Nel libro si racconta un doppio viaggio, quello fisico nei luoghi che furono di Chatwin e quello mentale, che procede in senso inverso, come una fuga all’indietro per rimettere insieme frammenti del passato. La molla che spinge Barbini a partire è una sconfitta. Umana prima ancora che politica «Le amministrative di Arezzo del 2004. I Ds non mi scelsero come candidato sindaco. Perdemmo le elezioni, che abbiamo poi vinto nel maggio scorso. Per me fu un colpo duro, la presi malissimo. Mi sentivo abbandonato, improvvisamente privato di ogni ruolo, non amato dal mio partito. Ero a disagio, prima di tutto con me stesso. Sapevo di aver fatto degli errori, c’era una sproporzione evidente tra quello che era realmente successo e il mio stato d’animo, soltanto dopo ho capito che la mia ansia era autoreferenziale, che le cose importanti sono altre. Il viaggio comincia dal Cile e segue le rotte delle ferrovie e delle strade, Barbini si muove con lo zaino in spalla e senza mai staccare i piedi da terra. Ma con la testa vola parecchio: «Ho inseguito i miti della gioventù, da Melville a Neruda a Che Guevara a Salvador Allende al cantante Victor Jara, torturato e ucciso per le sue idee.

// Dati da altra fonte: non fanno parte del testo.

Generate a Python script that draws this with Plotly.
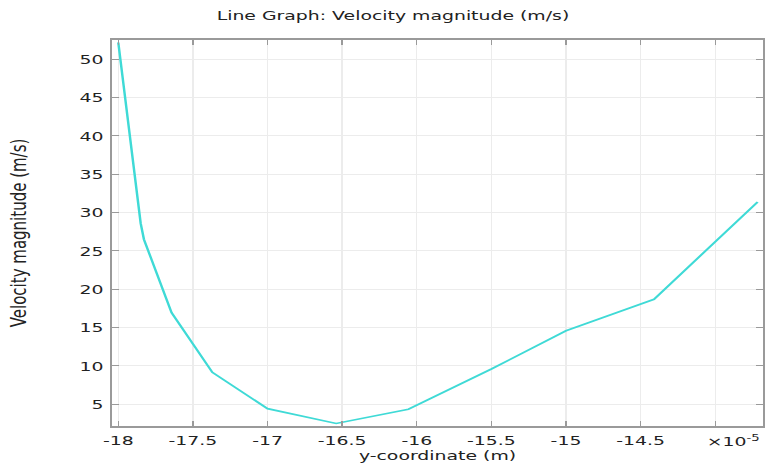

Questo viaggio è stato anche un modo per fare i conti col mio essere stato comunista. Il giorno in cui morì Stalin mio padre mi mandò a scuola con il lutto al braccio dicendomi che era morto “il padre di tutti i lavoratori”. Oggi in Sudamerica si sta affermando una sinistra democratica e riformista. Da ragazzo sognavo il socialismo reale, adesso ho voglia di impegnarmi nella costruzione del nuovo partito che nascerà con la partecipazione dei cittadini.
Credo che a molti poltici farebbe bene prendersi una pausa di tanto in tanto. Guardarsi dentro può essere più utile del mostrarsi fuori”.